The property was confiscated after 1948 from all religious denominations except the Orthodox Church, which held a privileged position under the communists.

In a letter sent last October to José Manuel Barroso, president of the European Commission, bishops and senior leaders of Romania's Lutheran, Unitarian, Roman Catholic and Greek Catholic churches complained that the authorities had "failed to restore confiscated church property," which they said was necessary for religious, charitable, educational and social activities.

Krisztina Nagy, Rehn's spokeswoman, said: "Legally speaking, the European Commission does not have competence in the area of property rights." Elmar Brok, chairman of the European Parliament's foreign affairs committee, who attended the meeting with Rehn, said "such competence rests with the member states."

Brok, a leading member of Chancellor Angela Merkel's Christian Democratic Union party in Germany, said the churches in Romania might have a case under EU law if they could prove they were being discriminated against because of their ethnic background. Several of the churches were established by Germans or Hungarians living in Transylvania, a border region.

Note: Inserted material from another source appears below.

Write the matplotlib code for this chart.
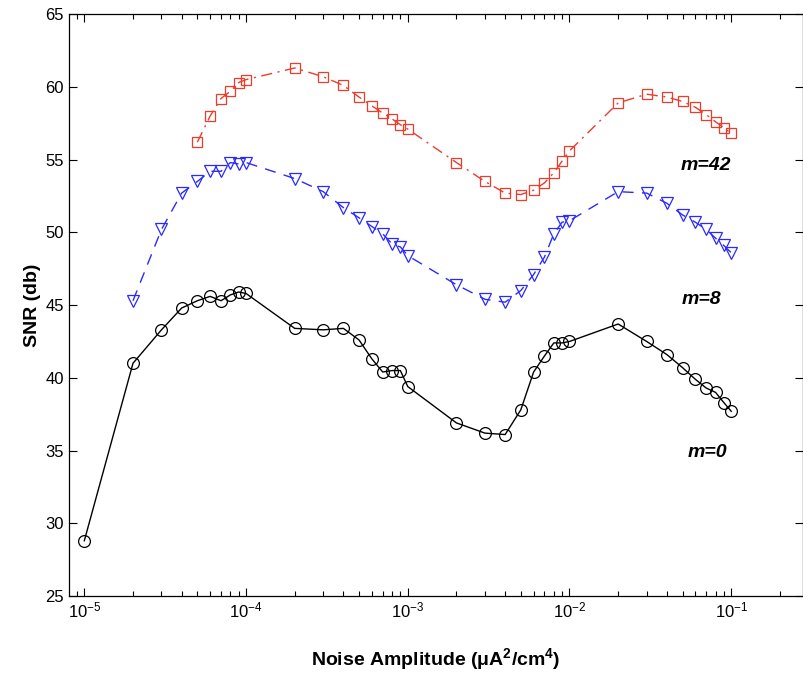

In its annual reports on Romania's progress toward meeting the conditions for joining the EU, the commission has repeatedly criticized foot-dragging by the courts and the bureaucracy in returning such property.

Romania's justice minister, Monica Macovei, has tried to speed up the process. But, said Szilagyi, too often the local authorities prevent restitution. "Some people make money from renting the property," he said.

Other members of the foreign affairs committee said the main priorities were fighting corruption and improving the functioning of the judiciary in Romania. "We heard about the church restitution issue," said Joost Lagendijk, a Dutch member of the European Greens. "It is important. But it seems it is a minor issue compared to the fight against corruption."